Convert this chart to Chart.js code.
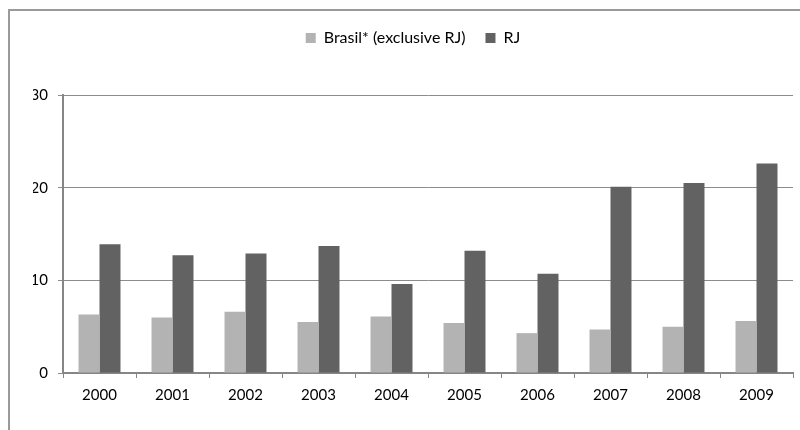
•••••
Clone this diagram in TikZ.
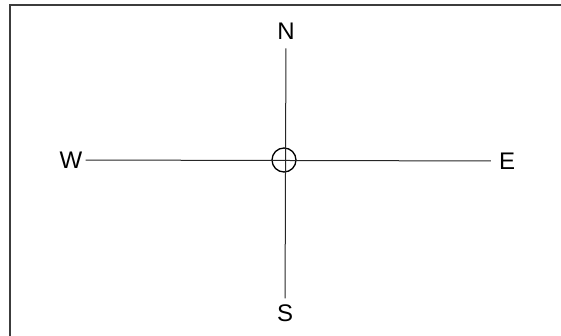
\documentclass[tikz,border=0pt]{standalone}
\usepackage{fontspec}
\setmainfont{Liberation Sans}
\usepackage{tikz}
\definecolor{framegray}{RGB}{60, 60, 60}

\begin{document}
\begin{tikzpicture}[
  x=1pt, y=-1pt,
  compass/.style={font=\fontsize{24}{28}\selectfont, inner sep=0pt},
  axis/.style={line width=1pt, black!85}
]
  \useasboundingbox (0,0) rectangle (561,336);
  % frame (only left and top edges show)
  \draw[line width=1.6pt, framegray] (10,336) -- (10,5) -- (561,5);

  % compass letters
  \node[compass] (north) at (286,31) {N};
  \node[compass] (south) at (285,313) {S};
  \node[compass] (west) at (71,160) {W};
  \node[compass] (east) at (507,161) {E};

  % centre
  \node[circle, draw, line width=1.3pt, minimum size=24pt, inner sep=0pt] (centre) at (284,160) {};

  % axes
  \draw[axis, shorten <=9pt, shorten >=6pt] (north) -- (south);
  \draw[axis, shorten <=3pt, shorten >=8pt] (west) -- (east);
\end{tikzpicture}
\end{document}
•••••
◆ Task statement:
In the entries above, locate every line with the word "this" and copy it.

◆ Task result:
Convert this chart to Chart.js code.
Clone this diagram in TikZ.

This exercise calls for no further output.